An Nazareth attorney who pleaded guilty last month to defrauding clients of more than $2.7 million has been disbarred.
Todd H. Lahr, who had offices on Hamilton Street in Allentown, did not
contest efforts by the state attorney disciplinary office to disbar him,
according to an order filed in state Supreme Court.
Lahr, 60, pleaded guilty April 23 to conspiracy to commit securities
fraud and wire fraud, securities fraud and wire fraud. He is scheduled
to be sentenced Aug. 3 by U.S. District Judge Edward G. Smith.
Federal prosecutors in March made public an indictment charging Lahr
with persuading clients to invest in global business opportunities that
didn’t exist.
Instead, the U.S. attorney’s office in Philadelphia said, Todd Lahr
raised more than $2.7 million from victims that he used to make payments
to earlier investors and to pay his home mortgage, his child’s school
tuition, utility bills, and other personal expenses.

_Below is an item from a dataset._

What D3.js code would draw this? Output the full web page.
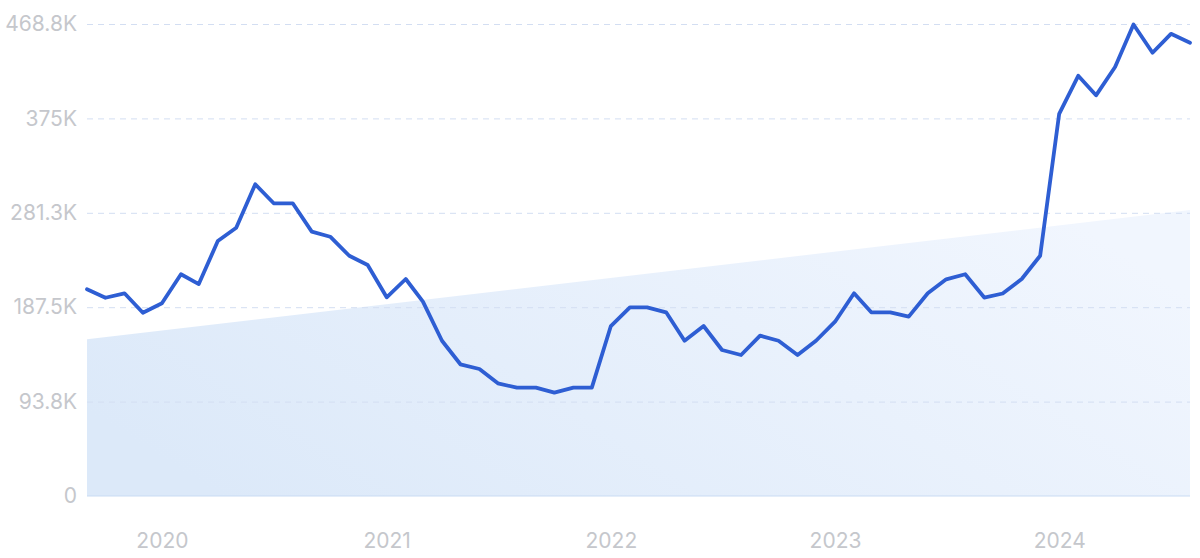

Lahr told investors, who included clients of his Allentown law
practice, that he and Megas would use their money to invest in business
opportunities around the world, including mining companies in Papua New
Guinea and properties in London and Barcelona, court records say.
According to court records, Lahr fraudulently told his investors that
100% of their money would be used for investments. He persuaded some to
invest by providing promissory notes that he claimed would provide a 10%
annual return on their investments. Lahr allegedly gave others shares
of THL Holdings, the indictment says.
Lahr raised money from at least 20 different investors, the indictment
alleges. He and a business partner also face a lawsuit from the U.S.
Securities and Exchange Commission seeking the return of profits from
the alleged scheme with interest and fines. It also seeks court orders
against future violations of the federal securities laws.